--- Task ---
Include in the output only the lines from the opening of the records through the line containing "const firstWeek = '2016-08-12';", each printed exactly; pictures are omitted.
── Records to process
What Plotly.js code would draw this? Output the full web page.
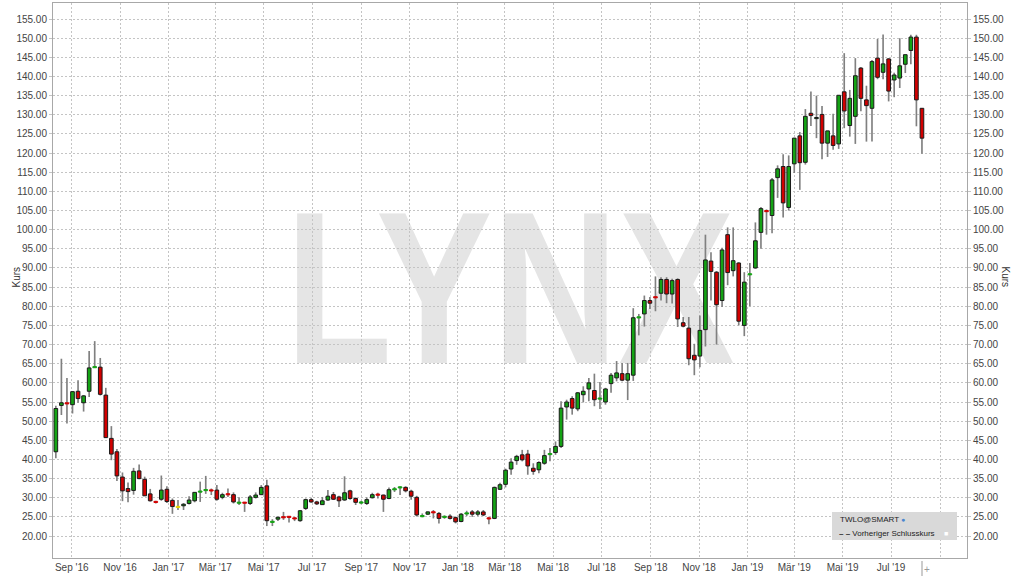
<!DOCTYPE html>
<html><head><meta charset="utf-8">
<script src="https://cdn.plot.ly/plotly-3.0.1.min.js"></script>
<style>
html,body{margin:0;padding:0;background:#fff}
#chart{width:1024px;height:576px}
#chart .layer-below text{transform-box:fill-box;transform-origin:center;transform:scaleX(0.8)}
</style>
</head><body><div id="chart"></div>
<script>
// Weekly candles, TWLO, week-ending Fridays starting here
const firstWeek = '2016-08-12';

const opens = [42.0,54.1,54.8,54.3,57.8,54.8,57.8,64.0,64.1,56.8,
 45.5,42.0,35.4,32.4,31.9,37.0,34.8,31.0,29.0,29.6,
 32.2,29.3,27.6,27.9,28.5,29.2,31.5,31.9,32.0,32.0,
 30.1,31.0,30.8,28.6,28.8,28.5,30.1,30.8,33.1,23.6,
 24.4,25.0,25.1,24.7,24.0,27.2,29.5,28.9,28.2,29.4,
 30.8,30.2,29.4,31.8,29.8,28.6,28.5,30.0,30.9,30.7,
 29.8,32.1,32.6,32.7,31.7,30.1,25.1,25.7,26.3,25.9,
 24.9,25.2,24.8,23.8,25.8,26.3,25.7,26.3,24.7,24.6,
 32.2,33.5,37.5,39.7,41.2,41.4,37.7,37.3,39.0,41.3,
 41.8,43.4,53.7,55.9,53.2,56.9,58.4,58.0,55.8,55.0,
 59.8,61.3,62.4,60.7,62.0,77.0,78.0,81.5,82.5,83.4,
 87.0,83.2,87.0,75.7,74.3,67.2,67.0,73.9,91.8,88.9,
 81.5,98.7,89.3,91.3,75.0,88.2,90.0,99.3,105.0,103.7,
 113.6,116.5,105.8,117.2,124.5,117.6,130.4,129.0,130.1,122.6,
 124.5,122.4,136.0,127.2,129.6,142.2,133.9,131.7,144.8,141.1,
 144.6,139.1,139.6,143.2,146.8,150.3,131.7];

const highs = [54.0,66.3,61.3,57.8,60.7,56.8,68.3,70.9,66.5,58.7,
 48.7,42.7,36.6,34.0,37.8,38.7,35.5,32.3,29.2,35.8,
 33.0,29.8,29.4,28.6,30.4,31.4,34.2,35.7,32.4,33.3,
 31.3,32.4,31.4,30.1,28.9,30.7,31.4,33.3,34.7,24.4,
 25.0,26.3,25.2,25.0,26.8,29.8,30.0,29.2,30.2,32.0,
 31.5,30.5,35.6,32.1,30.1,29.2,30.1,31.3,31.3,30.8,
 32.7,32.8,33.0,33.0,32.1,30.5,25.9,26.4,26.8,26.3,
 25.4,25.7,25.1,26.0,26.6,26.8,26.8,26.8,25.0,32.9,
 33.9,37.6,40.3,41.2,42.5,42.5,39.0,39.5,42.5,43.0,
 44.7,55.2,55.6,56.5,57.6,59.1,61.3,62.4,60.2,58.7,
 62.6,65.7,65.2,65.2,79.5,78.0,82.8,82.4,87.8,87.6,
 87.6,87.2,87.3,77.2,77.2,70.2,77.6,98.7,94.1,89.2,
 95.3,100.6,100.6,91.5,88.9,91.3,101.9,105.9,105.3,113.5,
 116.8,119.7,119.4,124.0,125.5,131.5,136.1,135.0,132.3,125.8,
 130.3,135.1,146.1,136.5,144.8,142.5,137.6,144.3,149.8,151.0,
 144.8,141.0,150.0,145.7,150.9,150.9,131.7];

const lows = [40.3,51.6,49.4,52.0,54.8,52.5,56.3,64.0,56.7,45.7,
 39.8,34.4,29.1,28.8,30.8,34.8,30.5,29.0,28.5,29.2,
 28.6,25.8,26.8,26.8,28.2,28.8,28.9,31.0,30.7,29.2,
 29.6,30.2,28.5,28.1,26.3,28.1,29.8,30.7,22.6,22.6,
 23.9,24.2,23.5,23.9,23.7,26.8,28.7,28.1,28.1,29.2,
 29.4,27.6,29.2,29.5,28.1,28.3,28.1,29.8,29.8,26.3,
 29.6,31.5,30.7,31.4,29.5,25.1,24.9,25.5,24.6,23.3,
 24.5,24.3,23.3,23.6,25.2,25.0,25.2,25.2,23.1,24.4,
 32.0,32.7,36.0,38.6,39.5,36.0,36.0,36.4,38.6,39.5,
 41.2,43.0,50.4,51.7,52.6,54.9,55.2,53.9,53.2,54.3,
 57.4,60.4,60.4,55.5,60.5,72.4,74.7,79.3,78.7,81.5,
 80.8,80.7,74.6,74.5,64.6,62.0,64.1,69.5,81.5,70.0,
 79.8,85.5,87.8,75.0,72.2,80.0,89.8,95.0,98.7,99.1,
 108.3,103.2,105.0,114.8,110.4,117.0,127.1,123.9,118.4,119.0,
 120.9,121.1,126.5,124.3,122.4,130.9,123.0,123.0,139.3,139.3,
 133.5,134.6,137.0,140.9,143.2,127.0,119.8];

const closes = [53.3,54.8,54.5,57.7,55.9,56.6,63.9,64.2,57.0,45.7,
 41.4,35.7,31.8,31.6,36.9,35.0,30.5,29.2,28.8,32.0,
 29.0,27.7,27.6,28.3,29.4,31.4,31.7,32.1,31.8,29.6,
 30.8,30.8,28.9,28.8,28.6,30.2,30.7,32.7,24.0,23.8,
 24.9,24.8,24.9,24.5,26.6,29.5,28.9,28.4,29.2,30.4,
 29.6,29.2,31.3,29.8,28.8,28.9,29.5,30.8,30.7,29.6,
 32.1,32.3,32.8,31.8,30.4,25.5,25.3,26.3,26.1,24.6,
 25.1,24.6,23.7,25.7,26.0,25.7,26.3,25.5,24.5,32.7,
 33.4,37.2,39.3,40.8,39.9,38.3,36.9,39.2,41.0,41.5,
 43.4,53.4,55.0,53.4,57.4,57.8,60.0,55.6,56.0,58.4,
 62.0,62.6,60.7,62.4,77.0,77.2,81.5,80.8,82.2,87.0,
 83.2,86.7,76.7,74.8,66.3,66.0,73.7,92.1,89.1,80.4,
 94.7,88.8,91.9,76.1,86.3,88.5,97.1,105.5,104.7,113.0,
 115.9,107.0,116.5,123.9,117.5,129.6,129.8,129.3,122.6,125.8,
 122.0,135.1,131.0,134.3,140.2,134.3,132.4,143.9,139.8,143.3,
 136.2,140.4,142.8,145.7,150.3,133.9,123.9];

const xTickVals = ['2016-09-01','2016-11-01','2017-01-01','2017-03-01','2017-05-01','2017-07-01',
 '2017-09-01','2017-11-01','2018-01-01','2018-03-01','2018-05-01','2018-07-01',
 '2018-09-01','2018-11-01','2019-01-01','2019-03-01','2019-05-01','2019-07-01','2019-09-01'];
const xTickText = ["Sep '16","Nov '16","Jan '17","Mär '17","Mai '17","Jul '17",
 "Sep '17","Nov '17","Jan '18","Mär '18","Mai '18","Jul '18",
 "Sep '18","Nov '18","Jan '19","Mär '19","Mai '19","Jul '19",""];
const yTickVals = [20,25,30,35,40,45,50,55,60,65,70,75,80,85,90,95,100,105,110,115,
 120,125,130,135,140,145,150,155];

const symbolName = 'TWLO@SMART';
const legendLine = 'Vorheriger Schlusskurs';
const axisTitle = 'Kurs';
const watermark = 'LYNX';

// ---- build
const DAY = 86400000;
const [fy, fm, fd] = firstWeek.split('-').map(Number);
const t0 = Date.UTC(fy, fm - 1, fd);
const dates = opens.map((_, i) => new Date(t0 + i*7*DAY).toISOString().slice(0,10));

const GREEN = '#14a314', RED = '#d20000', YELLOW = '#e6d600', OUT = '#1a1a1a';
const minBody = 0.3;
const bodyBase = [], bodyLen = [], bodyFill = [], bodyLine = [];
opens.forEach((o, i) => {
  const c = closes[i];
  const d = Math.abs(c - o);
  const fill = c > o ? GREEN : (c < o ? RED : YELLOW);
  bodyFill.push(fill);
  if (d < minBody) {
    bodyBase.push((o + c)/2 - minBody/2); bodyLen.push(minBody); bodyLine.push(fill);
  } else {
    bodyBase.push(Math.min(o, c)); bodyLen.push(d); bodyLine.push(OUT);
  }
});
const wickLen = highs.map((h, i) => h - lows[i]);

const yRange = [14.26, 159.2];
const FONT = 'Liberation Sans, Arial, sans-serif';

const traces = [
  {type:'bar', x:dates, y:wickLen, base:lows, width:2.1*DAY,
   marker:{color:'#808080', line:{width:0}}, hoverinfo:'skip', showlegend:false, xaxis:'x', yaxis:'y'},
  {type:'bar', x:dates, y:bodyLen, base:bodyBase, width:4.6*DAY,
   marker:{color:bodyFill, line:{color:bodyLine, width:1}}, hoverinfo:'skip', showlegend:false, xaxis:'x', yaxis:'y2'}
];

const px = v => (v - 53)/914;      // pixel -> paper x
const py = v => (558 - v)/555;     // pixel -> paper y

const yAxisCommon = {range:yRange, tickmode:'array', tickvals:yTickVals, tickformat:'.2f',
  zeroline:false, showline:true, linecolor:'#a8a8a8', linewidth:1,
  ticks:'outside', ticklen:3, tickcolor:'#c4c4c4', tickfont:{size:10, color:'#444'}};

const layout = {
  width:1024, height:576,
  margin:{l:53, r:57, t:3, b:18, pad:0},
  paper_bgcolor:'#ffffff', plot_bgcolor:'#ffffff',
  barmode:'overlay', showlegend:false,
  font:{family:FONT, size:10, color:'#333'},
  xaxis:{type:'date', range:['2016-08-08 10:00','2019-10-04 19:00'],
    tickmode:'array', tickvals:xTickVals, ticktext:xTickText,
    showgrid:true, gridcolor:'#c4c4c4', griddash:'2px,2px', gridwidth:1,
    showline:true, linecolor:'#a8a8a8', linewidth:1, mirror:true,
    ticks:'', tickfont:{size:10, color:'#444'}, fixedrange:true},
  yaxis:Object.assign({}, yAxisCommon, {showgrid:true, gridcolor:'#c4c4c4', griddash:'2px,2px', gridwidth:1, mirror:true}),
  yaxis2:Object.assign({}, yAxisCommon, {overlaying:'y', side:'right', showgrid:false}),
  shapes:[
    {type:'rect', xref:'paper', yref:'paper', x0:0.15, x1:0.85, y0:0.235, y1:0.815,
     line:{width:0}, fillcolor:'rgba(0,0,0,0)', layer:'below',
     label:{text:watermark, textposition:'middle center',
       font:{family:'Liberation Sans', size:218, color:'#e5e5e5', weight:'bold'}}},
    {type:'rect', xref:'paper', yref:'paper', x0:px(832), x1:px(957), y0:py(540), y1:py(512),
     line:{width:0}, fillcolor:'#d9d9d9', layer:'above'},
    {type:'line', xref:'paper', yref:'paper', x0:px(922), x1:px(922), y0:py(561), y1:py(576),
     line:{width:1, color:'#999'}}
  ],
  annotations:[
    {xref:'paper', yref:'paper', x:px(8), y:py(277), text:axisTitle, showarrow:false, textangle:-90,
     font:{size:10, color:'#333'}},
    {xref:'paper', yref:'paper', x:px(1013), y:py(277), text:axisTitle, showarrow:false, textangle:90,
     font:{size:10, color:'#333'}},
    {xref:'paper', yref:'paper', x:px(838), y:py(519), xanchor:'left', yanchor:'middle', text:symbolName,
     showarrow:false, font:{size:8, color:'#222'}},
    {xref:'paper', yref:'paper', x:px(903), y:py(519), xanchor:'center', yanchor:'middle', text:'●',
     showarrow:false, font:{size:7, color:'#4b86cf'}},
    {xref:'paper', yref:'paper', x:px(837), y:py(533), xanchor:'left', yanchor:'middle',
     text:'<b>– –</b> ' + legendLine, showarrow:false, font:{size:8, color:'#222'}},
    {xref:'paper', yref:'paper', x:px(946), y:py(533), xanchor:'center', yanchor:'middle', text:'■',
     showarrow:false, font:{size:7, color:'#ffffff'}},
    {xref:'paper', yref:'paper', x:px(927), y:py(569), xanchor:'center', yanchor:'middle', text:'+',
     showarrow:false, font:{size:10, color:'#999'}}
  ]
};

Plotly.newPlot('chart', traces, layout, {staticPlot:true, displayModeBar:false});
</script></body></html>
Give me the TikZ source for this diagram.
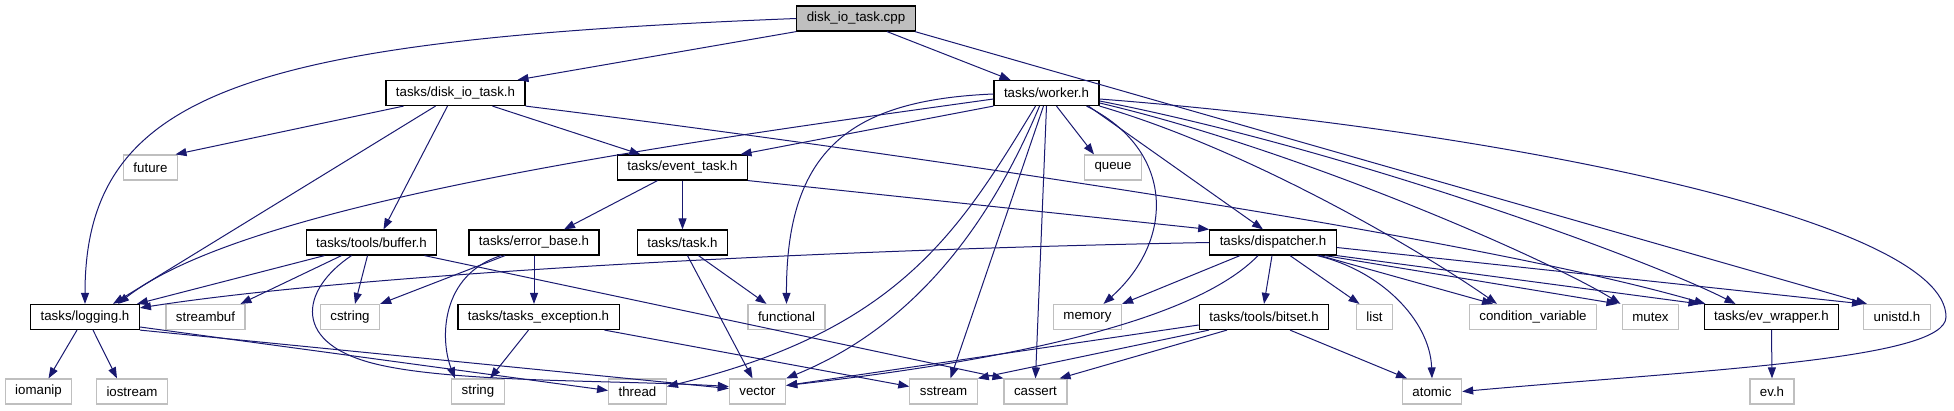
────
--- Solution to this exercise ---
What Plotly.js code would draw this? Output the full web page.
<!DOCTYPE html>
<html><head><meta charset="utf-8">
<script src="https://cdn.plot.ly/plotly-3.0.1.min.js"></script>
<style>
html,body{margin:0;padding:0;background:#fff}
#chart{width:1024px;height:576px}
#chart .layer-below text{transform-box:fill-box;transform-origin:center;transform:scaleX(0.8)}
</style>
</head><body><div id="chart"></div>
<script>
// Weekly candles, TWLO, week-ending Fridays starting here
const firstWeek = '2016-08-12';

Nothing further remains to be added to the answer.